WHAT TO WORK ON:
Please copy out exactly, and only, the lines between the line with "Recreate this image as a Python" and the line with "from matplotlib.patches import Rectangle", both included. Pictures are to be omitted.

MATERIAL PROVIDED:
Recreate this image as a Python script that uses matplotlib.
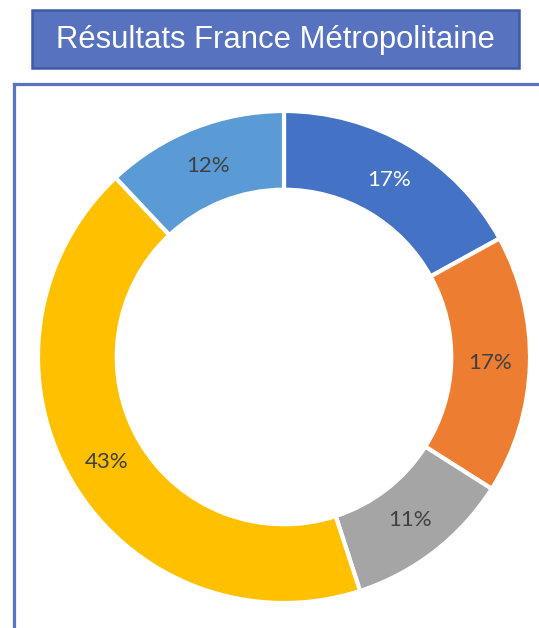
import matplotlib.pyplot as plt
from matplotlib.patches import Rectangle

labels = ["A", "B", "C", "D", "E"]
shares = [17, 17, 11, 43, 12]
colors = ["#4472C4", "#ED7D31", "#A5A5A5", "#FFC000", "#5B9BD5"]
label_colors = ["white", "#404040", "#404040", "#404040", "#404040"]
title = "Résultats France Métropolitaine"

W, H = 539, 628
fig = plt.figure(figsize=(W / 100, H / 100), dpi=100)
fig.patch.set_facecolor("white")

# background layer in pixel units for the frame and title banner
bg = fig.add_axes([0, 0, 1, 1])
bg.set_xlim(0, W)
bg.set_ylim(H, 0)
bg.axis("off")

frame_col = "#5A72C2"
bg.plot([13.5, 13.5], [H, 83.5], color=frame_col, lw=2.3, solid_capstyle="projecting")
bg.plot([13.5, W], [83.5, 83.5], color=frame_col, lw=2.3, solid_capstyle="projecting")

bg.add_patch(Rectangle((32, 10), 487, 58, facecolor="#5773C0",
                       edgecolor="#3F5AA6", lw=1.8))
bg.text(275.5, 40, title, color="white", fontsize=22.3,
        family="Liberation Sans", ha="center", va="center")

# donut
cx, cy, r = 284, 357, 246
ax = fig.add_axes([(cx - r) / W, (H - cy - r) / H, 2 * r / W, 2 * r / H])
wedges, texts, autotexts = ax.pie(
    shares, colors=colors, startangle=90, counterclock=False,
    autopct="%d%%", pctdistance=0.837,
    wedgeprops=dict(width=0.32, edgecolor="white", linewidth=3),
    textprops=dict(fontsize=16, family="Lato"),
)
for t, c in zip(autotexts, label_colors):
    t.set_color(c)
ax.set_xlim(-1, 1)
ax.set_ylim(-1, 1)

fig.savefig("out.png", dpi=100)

---

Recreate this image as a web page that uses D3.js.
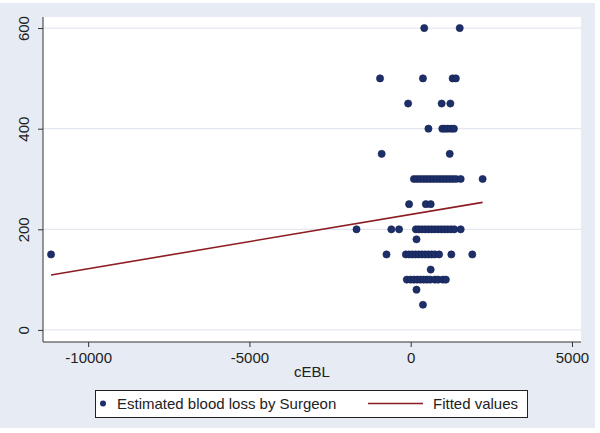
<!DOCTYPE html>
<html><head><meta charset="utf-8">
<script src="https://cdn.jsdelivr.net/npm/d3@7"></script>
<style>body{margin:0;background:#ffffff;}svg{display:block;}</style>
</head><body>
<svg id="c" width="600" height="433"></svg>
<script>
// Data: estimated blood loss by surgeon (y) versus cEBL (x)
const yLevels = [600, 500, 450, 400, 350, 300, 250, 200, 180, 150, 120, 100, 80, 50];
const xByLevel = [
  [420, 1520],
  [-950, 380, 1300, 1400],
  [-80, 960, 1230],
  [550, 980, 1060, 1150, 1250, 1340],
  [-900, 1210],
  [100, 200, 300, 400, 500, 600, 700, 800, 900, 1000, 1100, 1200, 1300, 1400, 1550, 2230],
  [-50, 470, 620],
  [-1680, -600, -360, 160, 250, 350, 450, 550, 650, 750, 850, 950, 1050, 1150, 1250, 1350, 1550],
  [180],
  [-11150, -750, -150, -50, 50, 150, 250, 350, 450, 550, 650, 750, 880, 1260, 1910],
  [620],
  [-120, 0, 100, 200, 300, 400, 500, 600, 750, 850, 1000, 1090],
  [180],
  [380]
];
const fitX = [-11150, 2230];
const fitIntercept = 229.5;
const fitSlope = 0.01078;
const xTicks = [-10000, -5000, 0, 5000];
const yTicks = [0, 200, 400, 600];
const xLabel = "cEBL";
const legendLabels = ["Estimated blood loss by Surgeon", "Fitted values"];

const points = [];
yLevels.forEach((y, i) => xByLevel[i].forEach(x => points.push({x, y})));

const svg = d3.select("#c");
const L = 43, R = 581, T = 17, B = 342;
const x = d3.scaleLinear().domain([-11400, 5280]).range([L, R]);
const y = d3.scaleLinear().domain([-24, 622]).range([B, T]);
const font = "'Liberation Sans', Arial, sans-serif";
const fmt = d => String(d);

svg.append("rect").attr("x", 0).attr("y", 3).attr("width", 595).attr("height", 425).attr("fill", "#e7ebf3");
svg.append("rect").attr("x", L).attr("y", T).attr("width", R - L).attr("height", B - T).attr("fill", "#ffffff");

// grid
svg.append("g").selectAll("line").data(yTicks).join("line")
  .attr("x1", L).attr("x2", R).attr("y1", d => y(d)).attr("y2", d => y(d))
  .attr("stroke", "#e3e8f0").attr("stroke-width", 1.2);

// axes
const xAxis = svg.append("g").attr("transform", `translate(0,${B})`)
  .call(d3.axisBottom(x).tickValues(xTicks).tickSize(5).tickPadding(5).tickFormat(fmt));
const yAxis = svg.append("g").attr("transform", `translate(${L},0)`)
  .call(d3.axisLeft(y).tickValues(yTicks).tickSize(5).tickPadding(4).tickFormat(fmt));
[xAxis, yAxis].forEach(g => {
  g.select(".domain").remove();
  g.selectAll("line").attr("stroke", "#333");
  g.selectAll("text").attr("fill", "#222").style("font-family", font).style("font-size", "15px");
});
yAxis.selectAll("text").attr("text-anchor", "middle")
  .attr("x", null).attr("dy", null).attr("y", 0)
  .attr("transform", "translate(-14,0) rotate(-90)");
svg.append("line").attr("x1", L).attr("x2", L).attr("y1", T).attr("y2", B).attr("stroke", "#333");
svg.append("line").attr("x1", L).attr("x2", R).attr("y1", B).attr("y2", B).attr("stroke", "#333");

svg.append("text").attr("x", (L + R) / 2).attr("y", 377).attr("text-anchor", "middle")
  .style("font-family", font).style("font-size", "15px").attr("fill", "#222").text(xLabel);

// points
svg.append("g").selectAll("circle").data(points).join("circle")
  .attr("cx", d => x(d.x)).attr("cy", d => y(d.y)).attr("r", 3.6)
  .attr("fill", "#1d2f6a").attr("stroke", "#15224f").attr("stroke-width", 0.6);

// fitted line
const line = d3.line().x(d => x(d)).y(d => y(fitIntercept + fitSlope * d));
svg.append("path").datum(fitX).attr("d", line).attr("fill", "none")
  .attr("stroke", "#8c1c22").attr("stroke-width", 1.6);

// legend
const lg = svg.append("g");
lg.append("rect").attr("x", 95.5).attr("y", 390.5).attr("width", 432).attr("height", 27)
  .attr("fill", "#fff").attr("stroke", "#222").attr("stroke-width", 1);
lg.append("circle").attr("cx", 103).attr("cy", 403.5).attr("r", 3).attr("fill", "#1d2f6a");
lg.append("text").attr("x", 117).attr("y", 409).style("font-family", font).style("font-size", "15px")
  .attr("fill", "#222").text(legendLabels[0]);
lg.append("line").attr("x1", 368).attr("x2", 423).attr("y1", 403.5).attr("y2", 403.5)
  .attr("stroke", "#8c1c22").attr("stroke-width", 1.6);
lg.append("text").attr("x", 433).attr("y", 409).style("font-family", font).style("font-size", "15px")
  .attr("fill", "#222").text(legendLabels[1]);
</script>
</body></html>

RESULT OF THIS TASK:
Recreate this image as a Python script that uses matplotlib.
import matplotlib.pyplot as plt
from matplotlib.patches import Rectangle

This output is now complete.